Il n'a rien ajouté qui n'ait été dans le débat, dès lors que la SCI demanderesse, dans ses dernières conclusions de première instance, déplorait que l'expert n'ait pas voulu se prononcer sur les conséquences esthétiques du changement alors qu'il en avait la mission, et soulignait « la suppression de toute vue à partir de l'intérieur de l'appartement - le port étant caché par la rambarde en béton armé », ce que le tribunal a pu, sans méconnaître l'objet du litige ni le principe de la contradiction, traduire par une « sensation d'enfermement ».
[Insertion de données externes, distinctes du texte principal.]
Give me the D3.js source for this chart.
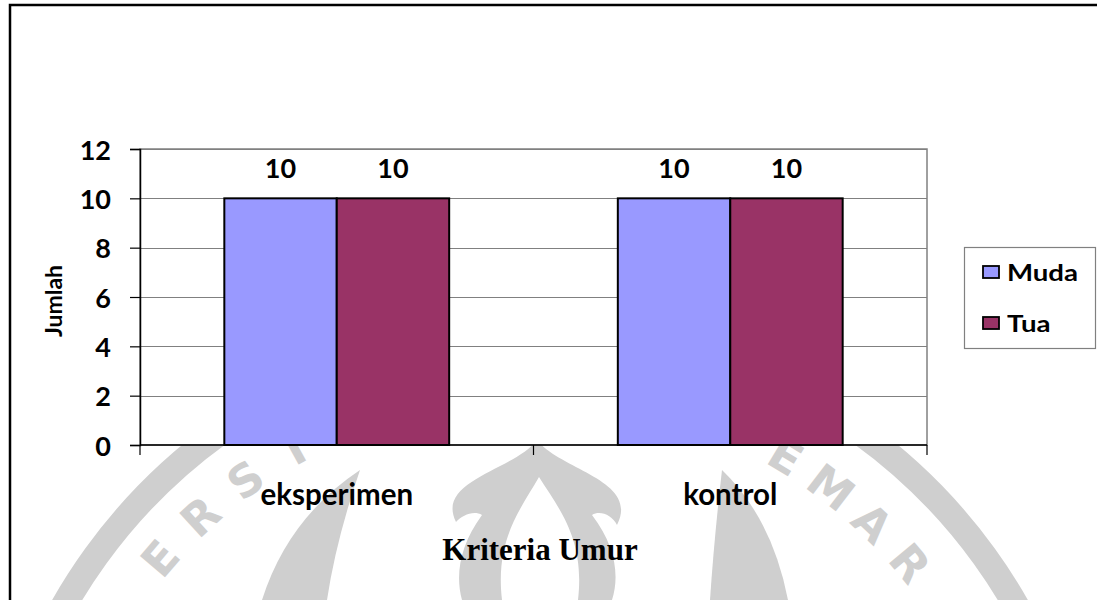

La demande de la SCI X. tendant à l'annulation du jugement sera en conséquence écartée.

 

B/ Sur les demandes fondées sur le dol :

1° Sur la recevabilité :

Après réouverture des débats, la SCI H. invoque pour la première fois l'existence d'un dol commis par le vendeur, en visant les dispositions des articles 1382 du code civil en raison de la publicité mensongère ayant précédé le contrat, puis les dispositions des articles 1134, 1109 et 1116 du code civil, la SCI X. lui ayant caché que la nature du garde-corps avait été modifiée entre les deux contrats de réservation. Elle demande, en conséquence de ce dol, l'annulation des stipulations de l'acte authentique de vente ayant pour objectif d'assimiler les non-conformités aux vices de construction apparents et réduisant la garantie due par le vendeur de 10 ans à 1 an, et la condamnation de la SCI X. à réparer toutes les conséquences dommageables de la violation de l'obligation de délivrance.

La SCI X. soutient que cette nouvelle argumentation est irrecevable, aux motifs d'une part que la cour a limité la réouverture des débats aux problèmes de prescription, d'autre part que l'article 1304 du code civil fixe le délai de prescription de l'action en nullité des conventions à cinq ans.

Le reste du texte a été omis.